|
|
|
|
|
by antognini
1289 days ago
|
|
I've done some work on AI audio synthesis and the artifacts you're hearing in these clips are coming from the algorithm that is used to go from the synthesized spectrogram to the audio (the Griffin-Lim algorithm). Audio spectrograms have two components: the magnitude and the phase. Most of the information and structure is in the magnitude spectrogram so neural nets generally only synthesize that. If you were to look at a phase spectrogram it looks completely random and neural nets have a very, very difficult time learning how to generate good phases. When you go from a spectrogram to audio you need both the magnitudes and phases, but if the neural net only generates the magnitudes you have a problem. This is where the Griffin-Lim algorithm comes in.

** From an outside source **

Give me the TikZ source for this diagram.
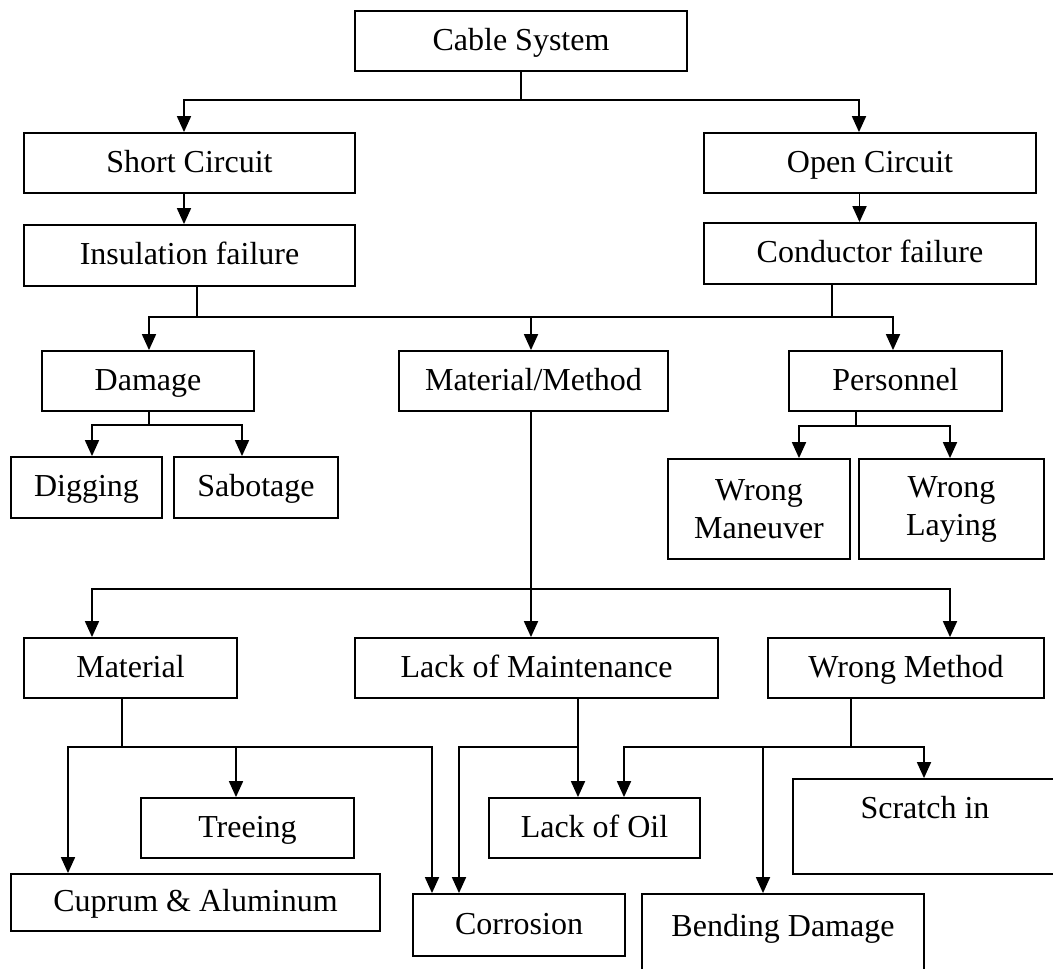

It tries to find a set of phases that works with the magnitudes so that you can generate the audio. It generally works pretty well, but tends to produce that sort of resonant artifact that you're noticing, especially when the magnitude spectrogram is synthesized (and therefore doesn't necessarily have a consistent set of phases). There are other ways of using neural nets to synthesize the audio directly (Wavenet being the earliest big success), but they tend to be much more expensive than Griffin-Lim. Raw audio data is hard for neural nets to work with because the context size is so large. |
|